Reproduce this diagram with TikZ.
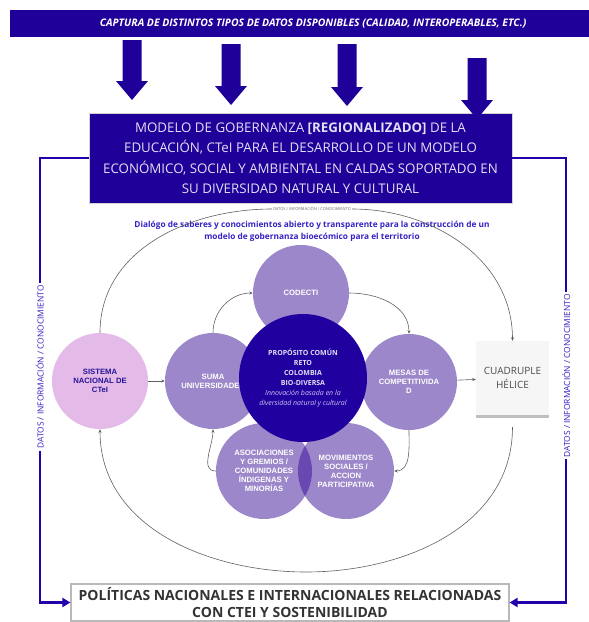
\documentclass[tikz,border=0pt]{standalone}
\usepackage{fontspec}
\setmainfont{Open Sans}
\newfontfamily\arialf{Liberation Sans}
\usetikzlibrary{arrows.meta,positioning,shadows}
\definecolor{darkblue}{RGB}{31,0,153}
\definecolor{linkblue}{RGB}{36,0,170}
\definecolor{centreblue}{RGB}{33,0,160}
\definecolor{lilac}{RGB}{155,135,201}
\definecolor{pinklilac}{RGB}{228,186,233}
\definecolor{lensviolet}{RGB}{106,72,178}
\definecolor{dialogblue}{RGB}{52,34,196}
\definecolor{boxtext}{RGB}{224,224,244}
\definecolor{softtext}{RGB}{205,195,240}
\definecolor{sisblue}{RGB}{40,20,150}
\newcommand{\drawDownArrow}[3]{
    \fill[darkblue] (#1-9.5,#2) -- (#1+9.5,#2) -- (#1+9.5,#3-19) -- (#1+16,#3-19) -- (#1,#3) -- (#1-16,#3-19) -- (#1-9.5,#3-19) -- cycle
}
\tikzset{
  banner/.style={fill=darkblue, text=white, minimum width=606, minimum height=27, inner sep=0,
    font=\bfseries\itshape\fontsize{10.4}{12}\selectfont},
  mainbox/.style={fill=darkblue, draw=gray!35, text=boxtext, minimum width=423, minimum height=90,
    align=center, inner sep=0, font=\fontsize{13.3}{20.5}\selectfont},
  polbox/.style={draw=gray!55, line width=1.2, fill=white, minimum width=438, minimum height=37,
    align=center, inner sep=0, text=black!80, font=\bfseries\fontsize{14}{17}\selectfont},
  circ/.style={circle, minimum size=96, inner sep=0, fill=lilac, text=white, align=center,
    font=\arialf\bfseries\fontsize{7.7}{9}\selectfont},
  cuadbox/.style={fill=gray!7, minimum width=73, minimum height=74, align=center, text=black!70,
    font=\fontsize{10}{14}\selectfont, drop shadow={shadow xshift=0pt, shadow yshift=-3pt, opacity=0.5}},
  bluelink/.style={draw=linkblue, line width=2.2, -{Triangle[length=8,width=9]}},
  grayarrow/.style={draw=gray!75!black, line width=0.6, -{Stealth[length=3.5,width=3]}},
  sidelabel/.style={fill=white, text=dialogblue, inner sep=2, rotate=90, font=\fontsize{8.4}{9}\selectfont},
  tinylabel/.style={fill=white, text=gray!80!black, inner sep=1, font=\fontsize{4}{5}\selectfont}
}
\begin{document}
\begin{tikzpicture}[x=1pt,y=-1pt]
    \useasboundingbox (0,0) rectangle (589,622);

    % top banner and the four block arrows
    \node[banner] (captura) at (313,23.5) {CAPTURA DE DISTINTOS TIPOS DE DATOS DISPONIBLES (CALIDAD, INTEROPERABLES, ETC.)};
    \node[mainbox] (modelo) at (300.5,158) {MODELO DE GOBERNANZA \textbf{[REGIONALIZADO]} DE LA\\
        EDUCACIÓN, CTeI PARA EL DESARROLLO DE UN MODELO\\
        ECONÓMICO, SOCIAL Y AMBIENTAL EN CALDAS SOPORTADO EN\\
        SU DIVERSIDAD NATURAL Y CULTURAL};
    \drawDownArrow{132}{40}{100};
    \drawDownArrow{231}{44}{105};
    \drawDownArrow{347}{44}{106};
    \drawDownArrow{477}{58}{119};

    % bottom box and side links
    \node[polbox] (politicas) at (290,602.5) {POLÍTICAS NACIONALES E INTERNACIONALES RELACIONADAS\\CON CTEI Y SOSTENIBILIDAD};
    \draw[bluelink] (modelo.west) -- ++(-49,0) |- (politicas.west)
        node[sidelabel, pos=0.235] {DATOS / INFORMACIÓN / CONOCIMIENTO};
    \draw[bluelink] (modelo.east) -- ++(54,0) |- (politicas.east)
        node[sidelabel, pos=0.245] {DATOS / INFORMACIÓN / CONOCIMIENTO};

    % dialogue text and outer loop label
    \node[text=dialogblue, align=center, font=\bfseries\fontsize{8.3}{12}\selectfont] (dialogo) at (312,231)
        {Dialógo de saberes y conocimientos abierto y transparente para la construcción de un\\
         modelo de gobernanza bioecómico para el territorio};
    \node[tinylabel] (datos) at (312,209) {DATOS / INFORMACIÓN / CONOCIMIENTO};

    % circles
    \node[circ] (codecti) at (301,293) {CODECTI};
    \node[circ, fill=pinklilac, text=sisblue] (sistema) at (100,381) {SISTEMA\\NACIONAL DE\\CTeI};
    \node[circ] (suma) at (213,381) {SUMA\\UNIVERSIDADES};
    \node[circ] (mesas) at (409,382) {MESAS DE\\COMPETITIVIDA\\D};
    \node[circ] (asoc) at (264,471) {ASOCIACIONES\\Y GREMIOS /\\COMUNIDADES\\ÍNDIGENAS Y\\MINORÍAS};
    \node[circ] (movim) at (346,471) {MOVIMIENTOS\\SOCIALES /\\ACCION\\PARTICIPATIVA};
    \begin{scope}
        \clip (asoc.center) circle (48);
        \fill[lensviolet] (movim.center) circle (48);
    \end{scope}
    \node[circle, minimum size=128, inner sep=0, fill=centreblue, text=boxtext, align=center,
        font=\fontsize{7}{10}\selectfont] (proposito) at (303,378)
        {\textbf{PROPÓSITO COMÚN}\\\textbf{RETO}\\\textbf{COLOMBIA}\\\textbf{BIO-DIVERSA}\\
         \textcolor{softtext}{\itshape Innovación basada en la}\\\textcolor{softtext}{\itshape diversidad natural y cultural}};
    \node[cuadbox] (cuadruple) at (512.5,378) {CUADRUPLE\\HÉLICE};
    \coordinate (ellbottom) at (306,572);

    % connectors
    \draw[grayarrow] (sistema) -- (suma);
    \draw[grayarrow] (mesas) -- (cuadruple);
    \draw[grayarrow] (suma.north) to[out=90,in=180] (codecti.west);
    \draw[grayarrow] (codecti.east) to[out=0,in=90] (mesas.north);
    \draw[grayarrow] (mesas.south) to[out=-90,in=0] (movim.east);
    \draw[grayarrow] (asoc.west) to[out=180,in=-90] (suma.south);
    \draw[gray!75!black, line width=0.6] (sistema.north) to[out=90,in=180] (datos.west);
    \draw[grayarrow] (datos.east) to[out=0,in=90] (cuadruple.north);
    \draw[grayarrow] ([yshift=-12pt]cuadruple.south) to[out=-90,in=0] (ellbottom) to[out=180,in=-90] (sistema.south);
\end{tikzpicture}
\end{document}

====================

Extract the full listing exactly, with the pictures left out.

Reproduce this diagram with TikZ.
\documentclass[tikz,border=0pt]{standalone}
\usepackage{fontspec}
\setmainfont{Open Sans}
\newfontfamily\arialf{Liberation Sans}
\usetikzlibrary{arrows.meta,positioning,shadows}
\definecolor{darkblue}{RGB}{31,0,153}
\definecolor{linkblue}{RGB}{36,0,170}
\definecolor{centreblue}{RGB}{33,0,160}
\definecolor{lilac}{RGB}{155,135,201}
\definecolor{pinklilac}{RGB}{228,186,233}
\definecolor{lensviolet}{RGB}{106,72,178}
\definecolor{dialogblue}{RGB}{52,34,196}
\definecolor{boxtext}{RGB}{224,224,244}
\definecolor{softtext}{RGB}{205,195,240}
\definecolor{sisblue}{RGB}{40,20,150}
\newcommand{\drawDownArrow}[3]{
    \fill[darkblue] (#1-9.5,#2) -- (#1+9.5,#2) -- (#1+9.5,#3-19) -- (#1+16,#3-19) -- (#1,#3) -- (#1-16,#3-19) -- (#1-9.5,#3-19) -- cycle
}
\tikzset{
  banner/.style={fill=darkblue, text=white, minimum width=606, minimum height=27, inner sep=0,
    font=\bfseries\itshape\fontsize{10.4}{12}\selectfont},
  mainbox/.style={fill=darkblue, draw=gray!35, text=boxtext, minimum width=423, minimum height=90,
    align=center, inner sep=0, font=\fontsize{13.3}{20.5}\selectfont},
  polbox/.style={draw=gray!55, line width=1.2, fill=white, minimum width=438, minimum height=37,
    align=center, inner sep=0, text=black!80, font=\bfseries\fontsize{14}{17}\selectfont},
  circ/.style={circle, minimum size=96, inner sep=0, fill=lilac, text=white, align=center,
    font=\arialf\bfseries\fontsize{7.7}{9}\selectfont},
  cuadbox/.style={fill=gray!7, minimum width=73, minimum height=74, align=center, text=black!70,
    font=\fontsize{10}{14}\selectfont, drop shadow={shadow xshift=0pt, shadow yshift=-3pt, opacity=0.5}},
  bluelink/.style={draw=linkblue, line width=2.2, -{Triangle[length=8,width=9]}},
  grayarrow/.style={draw=gray!75!black, line width=0.6, -{Stealth[length=3.5,width=3]}},
  sidelabel/.style={fill=white, text=dialogblue, inner sep=2, rotate=90, font=\fontsize{8.4}{9}\selectfont},
  tinylabel/.style={fill=white, text=gray!80!black, inner sep=1, font=\fontsize{4}{5}\selectfont}
}
\begin{document}
\begin{tikzpicture}[x=1pt,y=-1pt]
    \useasboundingbox (0,0) rectangle (589,622);

    % top banner and the four block arrows
    \node[banner] (captura) at (313,23.5) {CAPTURA DE DISTINTOS TIPOS DE DATOS DISPONIBLES (CALIDAD, INTEROPERABLES, ETC.)};
    \node[mainbox] (modelo) at (300.5,158) {MODELO DE GOBERNANZA \textbf{[REGIONALIZADO]} DE LA\\
        EDUCACIÓN, CTeI PARA EL DESARROLLO DE UN MODELO\\
        ECONÓMICO, SOCIAL Y AMBIENTAL EN CALDAS SOPORTADO EN\\
        SU DIVERSIDAD NATURAL Y CULTURAL};
    \drawDownArrow{132}{40}{100};
    \drawDownArrow{231}{44}{105};
    \drawDownArrow{347}{44}{106};
    \drawDownArrow{477}{58}{119};

    % bottom box and side links
    \node[polbox] (politicas) at (290,602.5) {POLÍTICAS NACIONALES E INTERNACIONALES RELACIONADAS\\CON CTEI Y SOSTENIBILIDAD};
    \draw[bluelink] (modelo.west) -- ++(-49,0) |- (politicas.west)
        node[sidelabel, pos=0.235] {DATOS / INFORMACIÓN / CONOCIMIENTO};
    \draw[bluelink] (modelo.east) -- ++(54,0) |- (politicas.east)
        node[sidelabel, pos=0.245] {DATOS / INFORMACIÓN / CONOCIMIENTO};

    % dialogue text and outer loop label
    \node[text=dialogblue, align=center, font=\bfseries\fontsize{8.3}{12}\selectfont] (dialogo) at (312,231)
        {Dialógo de saberes y conocimientos abierto y transparente para la construcción de un\\
         modelo de gobernanza bioecómico para el territorio};
    \node[tinylabel] (datos) at (312,209) {DATOS / INFORMACIÓN / CONOCIMIENTO};

    % circles
    \node[circ] (codecti) at (301,293) {CODECTI};
    \node[circ, fill=pinklilac, text=sisblue] (sistema) at (100,381) {SISTEMA\\NACIONAL DE\\CTeI};
    \node[circ] (suma) at (213,381) {SUMA\\UNIVERSIDADES};
    \node[circ] (mesas) at (409,382) {MESAS DE\\COMPETITIVIDA\\D};
    \node[circ] (asoc) at (264,471) {ASOCIACIONES\\Y GREMIOS /\\COMUNIDADES\\ÍNDIGENAS Y\\MINORÍAS};
    \node[circ] (movim) at (346,471) {MOVIMIENTOS\\SOCIALES /\\ACCION\\PARTICIPATIVA};
    \begin{scope}
        \clip (asoc.center) circle (48);
        \fill[lensviolet] (movim.center) circle (48);
    \end{scope}
    \node[circle, minimum size=128, inner sep=0, fill=centreblue, text=boxtext, align=center,
        font=\fontsize{7}{10}\selectfont] (proposito) at (303,378)
        {\textbf{PROPÓSITO COMÚN}\\\textbf{RETO}\\\textbf{COLOMBIA}\\\textbf{BIO-DIVERSA}\\
         \textcolor{softtext}{\itshape Innovación basada en la}\\\textcolor{softtext}{\itshape diversidad natural y cultural}};
    \node[cuadbox] (cuadruple) at (512.5,378) {CUADRUPLE\\HÉLICE};
    \coordinate (ellbottom) at (306,572);

    % connectors
    \draw[grayarrow] (sistema) -- (suma);
    \draw[grayarrow] (mesas) -- (cuadruple);
    \draw[grayarrow] (suma.north) to[out=90,in=180] (codecti.west);
    \draw[grayarrow] (codecti.east) to[out=0,in=90] (mesas.north);
    \draw[grayarrow] (mesas.south) to[out=-90,in=0] (movim.east);
    \draw[grayarrow] (asoc.west) to[out=180,in=-90] (suma.south);
    \draw[gray!75!black, line width=0.6] (sistema.north) to[out=90,in=180] (datos.west);
    \draw[grayarrow] (datos.east) to[out=0,in=90] (cuadruple.north);
    \draw[grayarrow] ([yshift=-12pt]cuadruple.south) to[out=-90,in=0] (ellbottom) to[out=180,in=-90] (sistema.south);
\end{tikzpicture}
\end{document}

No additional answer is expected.